Since leaving office at the end of 1964, Rosellini has been a friend and mentor to generations of Democratic leaders. His annual birthday parties, attended by Washington’s other living governors, became media events.
And he himself remained active in politics; he appeared regularly at Democratic gatherings late into his life, such as the South King County Democratic Dinner held earlier this year by the 30th District Democrats.
“Washington State lost one of its brightest stars today,” said current Governor Chris Gregoire in a statement released to the press. “Governor Al Rosellini was a tireless leader who changed the state for the better in countless ways. My heart goes out to his family on this day of incredible loss.”
“From the state’s diverse economy to the bridge across Lake Washington that shares his name, Governor Rosellini’s legacy and the state we cherish are in many ways one in the same. Incredible as his accomplishments in office may have been, Governor Rosellini was so much more than his record. He was a trusted mentor and beloved friend, and the countless lives he touched, including mine, may be his greatest legacy. I cherished the time we spent together.”
“I called on Governor Rosellini for ideas, advice and, more than a few times, a good laugh. He offered all three with equal insight and enthusiasm at 101 years old. The rose he wore on his lapel to help people pronounce his name illustrated some of his traits I most admired: practical with a dash of charisma and a bit of fun thrown in for good measure. He was a dear friend who I will forever remember as ‘The Gov.’”
Secretary of State Sam Reed, a Republican, echoed Gregoire’s sentiments.
“This is a tremendous loss for the state of Washington. It’s been a privilege knowing Al. I first met him when he was still Governor. Al was very charming and affable. He gave me a lot of encouragement throughout my career, especially during my years as Secretary of State. He will be greatly missed.”
“Even at 101 years old, Gov. Rosellini was an undeniable force in Democratic politics – never failing to lend Democrats his support, advice and good humor.

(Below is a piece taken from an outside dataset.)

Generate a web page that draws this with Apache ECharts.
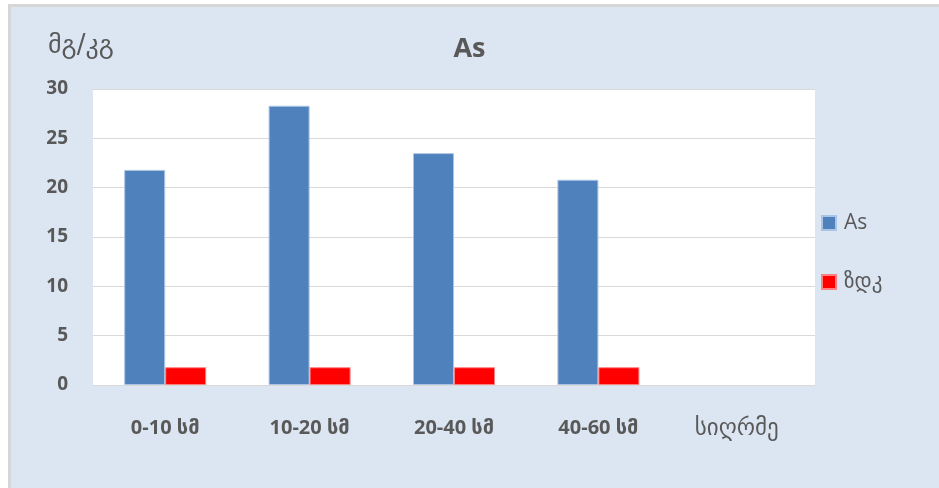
<!DOCTYPE html>
<html>
<head>
<meta charset="utf-8">
<script src="https://cdn.jsdelivr.net/npm/echarts@6/dist/echarts.min.js"></script>
<style>
html,body{margin:0;padding:0;background:#fff;}
#chart{width:939px;height:488px;}
</style>
</head>
<body>
<div id="chart"></div>
<script>
const categories = ['0-10 სმ', '10-20 სმ', '20-40 სმ', '40-60 სმ', 'სიღრმე'];
const asValues = [21.8, 28.3, 23.5, 20.8, null];
const zdkValues = [1.8, 1.8, 1.8, 1.8, null];
const seriesNames = ['As', 'ზდკ'];
const yTicks = { min: 0, max: 30, interval: 5 };

const chart = echarts.init(document.getElementById('chart'), null, { renderer: 'canvas' });
const textColor = '#595959';
const font = "'Open Sans', 'DejaVu Sans', sans-serif";

chart.setOption({
  backgroundColor: '#ffffff',
  animation: false,
  graphic: [{
    type: 'rect',
    z: -10,
    shape: { x: 9.5, y: 5.5, width: 960, height: 520 },
    style: { fill: '#dce6f2', stroke: '#d6d6d6', lineWidth: 3 }
  }],
  title: [{
    text: 'As',
    left: 'center',
    top: 31,
    textStyle: { fontFamily: font, fontSize: 27, fontWeight: 'bold', color: textColor }
  }, {
    text: 'მგ/კგ',
    left: 43,
    top: 28,
    textStyle: { fontFamily: "'DejaVu Sans', sans-serif", fontSize: 26, fontWeight: 'normal', color: textColor }
  }],
  legend: {
    orient: 'vertical',
    left: 816,
    top: 207,
    itemWidth: 14,
    itemHeight: 14,
    itemGap: 37,
    icon: 'rect',
    data: seriesNames,
    textStyle: { fontFamily: font, fontSize: 21, color: textColor, lineHeight: 22, padding: [0, 0, 0, 3] }
  },
  grid: {
    left: 93,
    right: 124,
    top: 89,
    bottom: 103,
    show: true,
    backgroundColor: '#ffffff',
    borderWidth: 0
  },
  xAxis: {
    type: 'category',
    data: categories.map((c, i) => i === categories.length - 1
      ? { value: c, textStyle: { padding: [0, 12, 20, 0], fontFamily: "'DejaVu Sans', sans-serif", fontWeight: 'normal', fontSize: 23 } }
      : c),
    axisLine: { show: true, lineStyle: { color: '#d9d9d9', width: 1 } },
    axisTick: { show: false },
    axisLabel: { margin: 33, fontFamily: font, fontSize: 20, fontWeight: 'bold', color: textColor }
  },
  yAxis: {
    type: 'value',
    min: yTicks.min,
    max: yTicks.max,
    interval: yTicks.interval,
    axisLine: { show: false },
    axisTick: { show: false },
    splitLine: { lineStyle: { color: '#d9d9d9', width: 1 } },
    axisLabel: { margin: 25, fontFamily: font, fontSize: 19, fontWeight: 'bold', color: textColor }
  },
  series: [{
    name: seriesNames[0],
    type: 'bar',
    data: asValues,
    barWidth: 41,
    barGap: '0%',
    itemStyle: { color: '#4f81bd', borderColor: '#a9c4e4', borderWidth: 1 }
  }, {
    name: seriesNames[1],
    type: 'bar',
    data: zdkValues,
    barWidth: 41,
    itemStyle: { color: '#ff0000', borderColor: '#ff8080', borderWidth: 1 }
  }]
});
</script>
</body>
</html>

He epitomized what a leader could accomplish with a little bit of forward thinking and a lot of determination,” said Democratic State Party Chair Dwight Pelz.
“I am saddened to learn of Governor Rosellini’s passing,” said Senator Maria Cantwell. “He was a leader who always focused on Washington’s economy and our future. He remained active in party politics and causes like quality health care even up to the age of 100. Today, his impact endures across Washington state: from the 520 floating bridge to the UW School of Medicine to our justice and mental health systems.
“My thoughts and prayers go out to his family and his many friends.”